The worlds of theatre and sport will combine this spring, as writer/performer Libby Liburd heads into the ring with her new play FIGHTER. The play, which will run at Stratford Circus Arts Centre in April, tells the story of a single mum and her foray into the world of boxing. In this guest blog, Liburd shares how FIGHTER was inspired by her own personal journey with the male-dominated sport, as well as the pioneering female boxers who paved the way.
Boxing changed me.
I know that sounds dramatic, but it really is true. Apart from finding within me the kind of mental and physical resilience that GI Jane would be proud of, I also learned what it meant when they say, ‘You don’t play boxing’. When I first started boxing, I’d done a few aerobics classes and a bit of BodyPump and I thought I was ready. I wasn’t. There’s something about the hardcore-ness of boxing training; you feel like you’re at death’s door, but you also feel invincible and unstoppable. It changes you from the inside out.
With all my work, I start from my own experiences and go from there. With my previous show, MUVVAHOOD, I started from the perspective of my own experiences as a single mum and then developed the show from there, while also including the experiences of other single mums and a hefty dollop of research.
FIGHTER is inspired by my own experiences and those of the pioneering female boxers that quite literally fought for their right to fight, along with another hefty dollop of research. When I first started boxing, I was totally outnumbered as just one of just two or three women in the gym (depending on the day). Even now, you go in a boxing gym and you’ll see loads of men and maybe a handful of women at most (depending on the gym). I have to say that despite feeling outnumbered and facing the challenges of being in a male dominated space, boxing gave me so much. Boxing gyms were always the only gyms where, when my son was younger and I couldn’t get childcare, I could have him with me while I trained. You can feel like an outsider in a place, and at the same time, feel like you totally belong.
FIGHTER is about all those things: gritting your teeth, going in and taking up space to do the thing that you love. It’s also about the women that fought to do that before us. Today, Katie Taylor is a hugely well-respected talent, but when she first started boxing, she pretended to be a boy so that she was allowed to participate. Jane Couch had to go through a sex discrimination tribunal to become the first-ever professional female boxer licensed in Britain in 1998. Cathy Brown, the second professional licensed British female boxer, had to effectively pay to fight, covering her opponents’ flight costs because there were no other women for her to fight in the UK and sponsors weren’t interested in supporting her. This is only within the last twenty odd years or so – we’re not talking about ancient history! Women are boxing now because of the blood, sweat and tears of the female fighters that came before us.

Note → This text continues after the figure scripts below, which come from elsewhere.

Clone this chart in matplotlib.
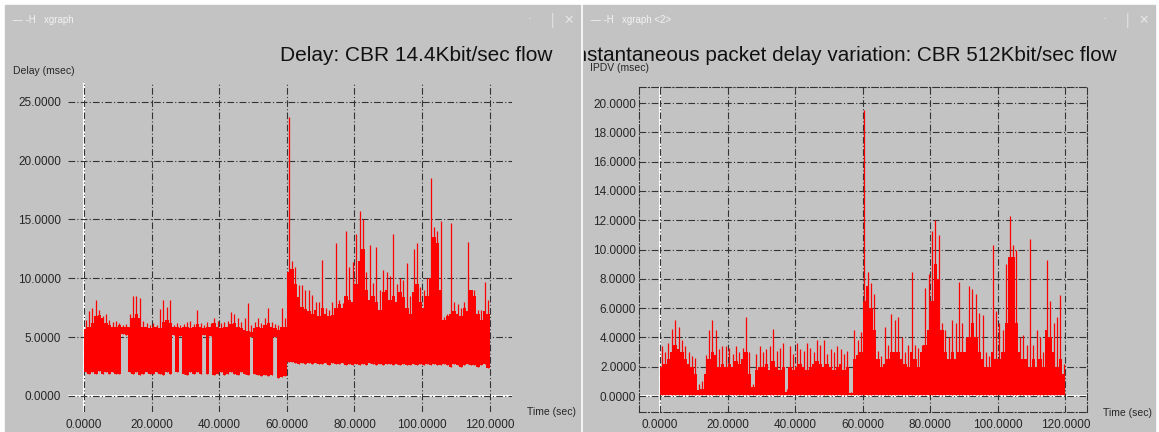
import numpy as np
import matplotlib
matplotlib.use("Agg")
import matplotlib.pyplot as plt
from matplotlib.patches import Rectangle
from matplotlib.transforms import Bbox, TransformedBbox

##-----------------------------
## data (read off the two xgraph windows, one value per second)
##-----------------------------
seconds = np.arange(120)

# Delay: CBR 14.4Kbit/sec flow
delay_low = [2.0, 1.9, 2.0, 1.9, 2.1, 1.9, 2.0, 1.9, 2.0, 1.9,
             1.9, 5.3, 5.2, 2.0, 1.9, 2.0, 1.8, 1.9, 2.0, 1.9,
             1.9, 2.0, 1.9, 1.8, 2.0, 1.9, 5.2, 2.0, 5.1, 1.9,
             1.8, 2.0, 1.9, 2.0, 1.9, 5.2, 1.9, 5.1, 1.8, 1.9,
             2.0, 1.8, 1.9, 2.0, 1.9, 1.8, 2.0, 1.9, 1.8, 5.0,
             1.9, 1.8, 1.7, 1.8, 1.7, 1.8, 5.0, 1.5, 1.6, 1.7,
             2.9, 2.9, 2.8, 2.7, 2.8, 2.7, 2.8, 2.7, 2.8, 2.7,
             2.7, 2.8, 2.6, 2.8, 2.7, 2.7, 2.8, 2.6, 2.7, 2.6,
             2.7, 2.6, 2.7, 2.6, 2.8, 2.7, 2.6, 2.7, 2.6, 2.7,
             2.7, 2.6, 2.7, 2.6, 2.7, 2.6, 2.6, 2.7, 2.6, 2.7,
             2.6, 2.7, 2.6, 2.7, 2.6, 2.6, 2.7, 2.6, 2.5, 2.7,
             2.6, 2.5, 2.6, 2.7, 2.6, 2.6, 2.5, 2.6, 2.7, 2.4]
delay_top = [5.7, 5.9, 6.2, 6.8, 6.9, 6.6, 6.2, 6.0, 5.9, 5.9,
             6.0, 5.9, 5.9, 5.9, 6.6, 7.0, 6.6, 5.9, 5.9, 5.8,
             5.9, 5.9, 5.8, 6.3, 6.5, 6.2, 5.9, 5.9, 5.8, 5.9,
             5.9, 5.8, 5.9, 6.1, 5.9, 5.8, 5.9, 5.9, 6.2, 5.9,
             5.8, 5.9, 5.9, 6.1, 6.2, 5.9, 5.8, 5.6, 5.5, 5.4,
             5.8, 5.9, 5.8, 6.0, 6.2, 5.9, 5.8, 5.6, 5.9, 5.9,
             10.5, 10.8, 9.5, 8.4, 7.6, 7.4, 7.2, 7.0, 7.3, 6.8,
             7.5, 7.0, 6.8, 6.9, 7.5, 7.8, 7.5, 8.5, 8.2, 8.0,
             9.5, 11.5, 12.5, 9.0, 8.2, 8.5, 8.0, 7.3, 8.8, 9.0,
             8.2, 8.5, 8.0, 8.8, 8.4, 7.5, 7.0, 8.8, 9.5, 8.0,
             7.5, 8.5, 10.0, 13.5, 13.0, 9.0, 6.5, 6.8, 7.0, 7.2,
             7.0, 6.8, 7.5, 7.2, 9.0, 8.5, 7.0, 6.5, 7.2, 7.0]
delay_peak = [6.5, 7.2, 7.5, 8.2, 7.3, 6.8, 7.0, 6.5, 6.3, 6.4,
              6.2, 6.0, 6.1, 7.0, 8.5, 8.5, 8.3, 6.4, 6.2, 6.0,
              6.2, 6.0, 7.4, 8.2, 7.6, 8.2, 6.0, 6.2, 6.0, 6.1,
              6.3, 6.4, 6.1, 7.3, 6.2, 6.0, 6.3, 6.2, 6.6, 6.4,
              6.2, 6.3, 6.4, 7.1, 7.0, 6.6, 6.3, 6.6, 7.9, 6.0,
              6.3, 6.6, 6.2, 6.6, 7.5, 6.3, 6.1, 6.0, 7.5, 6.6,
              23.7, 11.5, 11.0, 9.4, 9.4, 9.0, 9.0, 8.6, 8.0, 8.0,
              11.6, 7.5, 7.3, 8.0, 13.0, 8.2, 7.9, 14.0, 11.0, 11.4,
              13.8, 15.7, 15.0, 10.5, 12.8, 9.6, 12.7, 9.0, 10.7, 10.5,
              10.2, 13.8, 9.5, 10.0, 9.9, 11.3, 8.5, 12.5, 13.0, 9.3,
              9.0, 10.0, 18.5, 14.4, 14.0, 14.9, 6.7, 7.0, 14.7, 8.0,
              7.8, 7.5, 8.0, 13.1, 9.0, 9.0, 7.3, 7.3, 9.7, 8.2]

# IPDV: CBR 512Kbit/sec flow (bottom is ~0 everywhere)
ipdv_low = [0.05] * 120
ipdv_top = [2.0, 2.2, 2.5, 3.0, 3.5, 3.2, 3.0, 2.5, 2.2, 2.0,
            1.5, 0.4, 0.5, 1.5, 2.5, 3.0, 2.8, 2.0, 2.2, 2.0,
            2.2, 2.0, 2.4, 2.2, 2.5, 3.0, 1.5, 0.6, 1.8, 2.0,
            2.0, 2.2, 1.8, 2.4, 2.0, 1.8, 2.0, 0.3, 2.0, 1.8,
            2.0, 2.2, 2.0, 1.8, 2.0, 2.2, 2.4, 2.2, 2.0, 2.2,
            2.0, 1.8, 2.0, 2.2, 1.8, 2.0, 0.2, 2.5, 2.8, 3.0,
            6.5, 7.5, 6.0, 4.5, 2.5, 2.0, 2.2, 2.5, 3.0, 3.0,
            3.0, 2.5, 2.2, 2.0, 3.0, 2.5, 2.0, 3.0, 3.5, 4.5,
            6.5, 9.0, 8.0, 4.5, 3.0, 2.5, 3.0, 2.5, 3.0, 3.0,
            3.0, 4.0, 5.0, 4.0, 3.0, 2.5, 2.0, 2.0, 3.0, 2.5,
            2.5, 3.0, 5.0, 9.5, 9.5, 5.0, 3.0, 2.5, 2.5, 2.0,
            2.5, 2.0, 2.5, 2.0, 4.5, 4.0, 3.0, 2.0, 2.5, 1.5]
ipdv_peak = [3.4, 3.0, 3.6, 4.6, 5.2, 4.7, 3.8, 3.4, 3.0, 2.7,
             2.6, 0.8, 1.0, 2.8, 4.5, 5.2, 4.5, 3.2, 3.4, 3.4,
             3.3, 2.9, 3.4, 3.0, 3.3, 5.4, 3.0, 0.8, 2.9, 3.4,
             3.0, 3.2, 3.4, 4.6, 3.1, 3.3, 3.6, 0.5, 3.4, 2.9,
             3.6, 3.2, 3.1, 3.6, 3.3, 3.0, 3.8, 3.5, 3.8, 2.9,
             3.2, 3.0, 3.4, 3.2, 2.9, 3.1, 0.3, 4.5, 3.8, 4.4,
             19.5, 8.5, 7.7, 7.0, 3.1, 2.7, 4.7, 3.5, 5.6, 5.2,
             5.4, 4.0, 3.0, 3.5, 8.5, 3.5, 3.3, 3.5, 7.4, 8.3,
             11.3, 12.0, 11.0, 5.0, 4.5, 4.0, 5.2, 5.0, 7.8, 5.0,
             4.0, 7.5, 7.3, 7.0, 5.7, 5.5, 3.0, 2.7, 10.3, 5.8,
             5.0, 4.5, 9.0, 12.3, 10.3, 10.0, 4.0, 4.2, 3.5, 10.7,
             3.5, 4.5, 4.0, 3.0, 9.3, 6.5, 5.0, 5.4, 6.9, 2.2]

x_ticks = [0, 20, 40, 60, 80, 100, 120]
delay_ticks = [0, 5, 10, 15, 20, 25]
ipdv_ticks = [0, 2, 4, 6, 8, 10, 12, 14, 16, 18, 20]

##-----------------------------
## figure / window chrome
##-----------------------------
W, H = 1159, 432
GRAY = "#c3c3c3"
GRID = "#333333"
TXT = "#262626"
FONT = "Liberation Sans"

fig = plt.figure(figsize=(W / 100, H / 100), dpi=100, facecolor="white")


def fx(px):
    return px / W


def fy(py):
    return 1 - py / H


windows = [(5, 580, "xgraph"), (583, 1155, "xgraph <2>")]
for x0, x1, name in windows:
    fig.patches.append(Rectangle((fx(x0), 0), fx(x1) - fx(x0), fy(5),
                                 transform=fig.transFigure, color=GRAY, zorder=-5))
    fig.text(fx(x0 + 8), fy(20), "\u2014 -H   " + name, fontsize=7, color="#f2f2f2",
             family=FONT, va="center")
    for dx, glyph in [(-48, "\u00b7"), (-24, "\u2502"), (-6, "\u2715")]:
        fig.text(fx(x1 + dx), fy(20), glyph, fontsize=9, color="#e6e6e6",
                 family="DejaVu Sans", va="center", ha="right")

##-----------------------------
## plot panels
##-----------------------------
def panel(rect_px, xlim, ylim, yticks, low, top, peak, framed):
    l, r, t, b = rect_px
    ax = fig.add_axes([fx(l), fy(b), fx(r) - fx(l), fy(t) - fy(b)], zorder=2)
    ax.set_facecolor("none")
    ax.set_xlim(*xlim)
    ax.set_ylim(*ylim)
    ax.set_xticks(x_ticks)
    ax.set_yticks(yticks)
    ax.set_xticklabels(["%.4f" % v for v in x_ticks])
    ax.set_yticklabels(["%.4f" % v for v in yticks])
    ax.grid(True, color=GRID, lw=0.8, linestyle=(0, (6, 2, 1, 2)), zorder=1)
    ax.axhline(0, color="white", lw=1.5, zorder=1.5)
    ax.axvline(0, color="white", lw=1.5, zorder=1.5)
    low = np.array(low)
    ax.bar(seconds, np.array(top) - low, bottom=low, width=1.0, align="edge",
           color="#ff0000", linewidth=0, zorder=2)
    ax.vlines(seconds + 0.5, low, peak, color="#ff0000", lw=0.9, zorder=2)
    for sp in ax.spines.values():
        sp.set_visible(framed)
        sp.set_color(GRID)
        sp.set_linewidth(0.8)
        sp.set_linestyle((0, (6, 2, 1, 2)))
    ax.tick_params(length=0, labelsize=8.5, colors=TXT, pad=5)
    ax.tick_params(axis="y", pad=2 if framed else 5)
    for lab in ax.get_xticklabels() + ax.get_yticklabels():
        lab.set_family(FONT)
    return ax


panel((68, 512, 83, 412), (-4.73, 126.6), (-1.36, 26.6), delay_ticks,
      delay_low, delay_top, delay_peak, False)
panel((639, 1087, 87, 412), (-6.2, 126.4), (-1.09, 21.1), ipdv_ticks,
      ipdv_low, ipdv_top, ipdv_peak, True)

##-----------------------------
## labels and titles
##-----------------------------
fig.text(fx(13), fy(71), "Delay (msec)", fontsize=7.5, color=TXT, family=FONT, va="center")
fig.text(fx(590), fy(68), "IPDV (msec)", fontsize=7.5, color=TXT, family=FONT, va="center")
fig.text(fx(527), fy(412), "Time (sec)", fontsize=7.5, color=TXT, family=FONT, va="center")
fig.text(fx(1103), fy(413), "Time (sec)", fontsize=7.5, color=TXT, family=FONT, va="center")

fig.text(fx(553), fy(61), "Delay: CBR 14.4Kbit/sec flow", fontsize=15, color="#111111",
         family=FONT, ha="right", va="baseline")
t2 = fig.text(fx(1117), fy(61), "Instantaneous packet delay variation: CBR 512Kbit/sec flow",
              fontsize=14.9, color="#111111", family=FONT, ha="right", va="baseline")
t2.set_clip_box(TransformedBbox(Bbox([[fx(584), 0], [fx(1155), 1]]), fig.transFigure))
t2.set_clip_on(True)

plt.savefig("out.png", dpi=100, facecolor="white")
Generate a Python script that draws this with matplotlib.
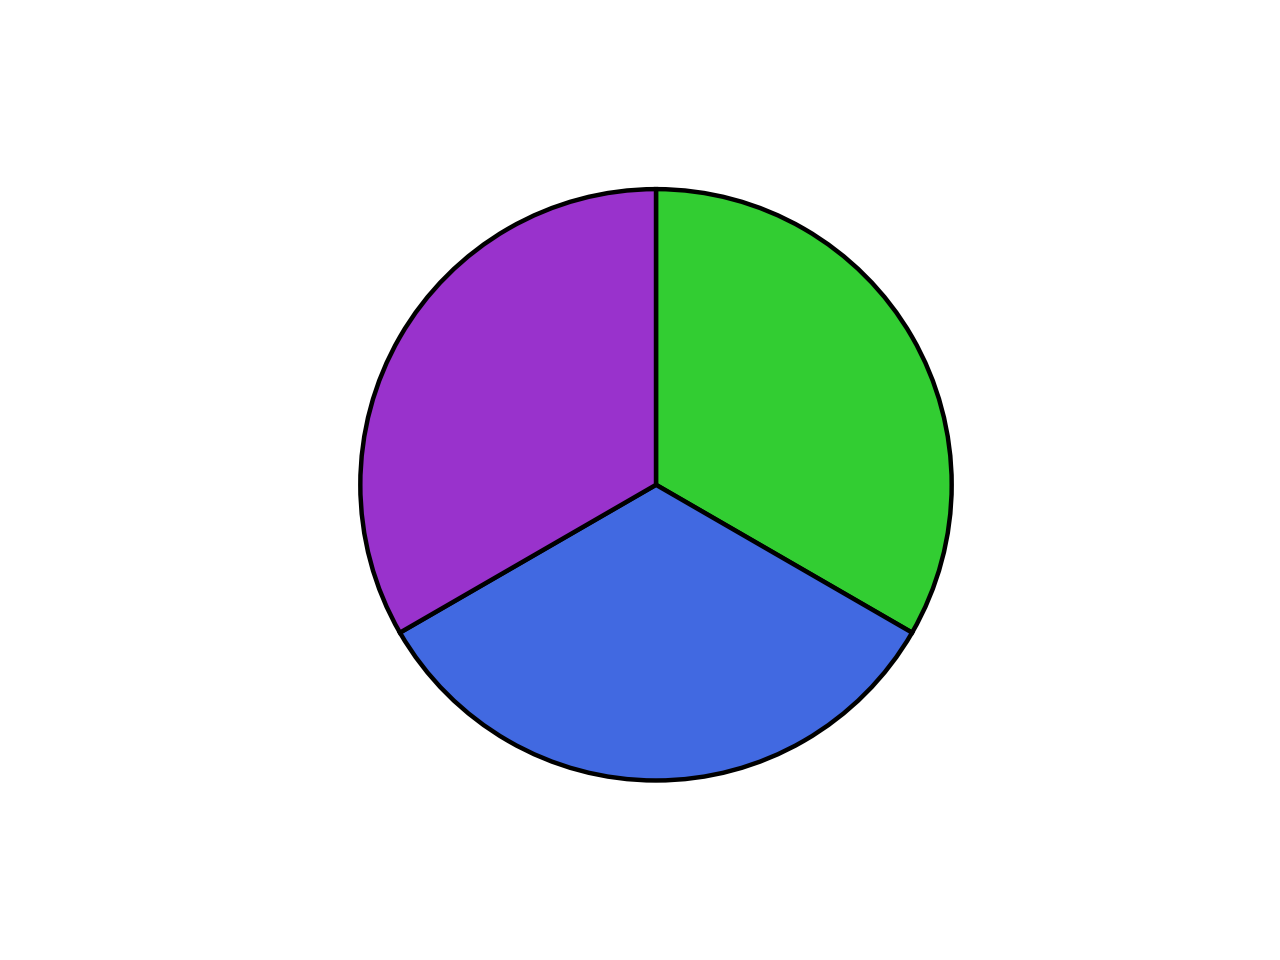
import matplotlib
matplotlib.use("Agg")
import matplotlib.pyplot as plt

sizes = [1, 1, 1]
colors = ["#32cd32", "#4169e1", "#9932cc"]

fig, ax = plt.subplots(figsize=(6.4, 4.8), dpi=200)
ax.pie(sizes, colors=colors, startangle=90, counterclock=False,
       wedgeprops={"edgecolor": "black", "linewidth": 1.6})
ax.set_aspect("equal")

plt.savefig("out.png")
plt.close(fig)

Boxing is sweaty and visceral, so I always knew I wanted real boxers and real training onstage. I’m influenced by the emergence of new styles of theatre – things like gig theatre – and I thought if we can do that, then surely we can do sport theatre? I wanted to put actual boxers doing real-life training onstage, not just choreographed theatrical fight routines. So we’re having a cast of boxers from Fight for Peace onstage, replicating a real gym environment. Fight for Peace brought some of their young boxers from their boxing academy in Newham to see an early work-in-progress showing of FIGHTER, and we’ve developed the partnership from there. We both feel like we’re doing this exciting new thing, changing things up.
Like I say, boxing changed me. And that’s what FIGHTER is all about.
FIGHTER will play at Stratford Circus Arts Centre from 25-27 April.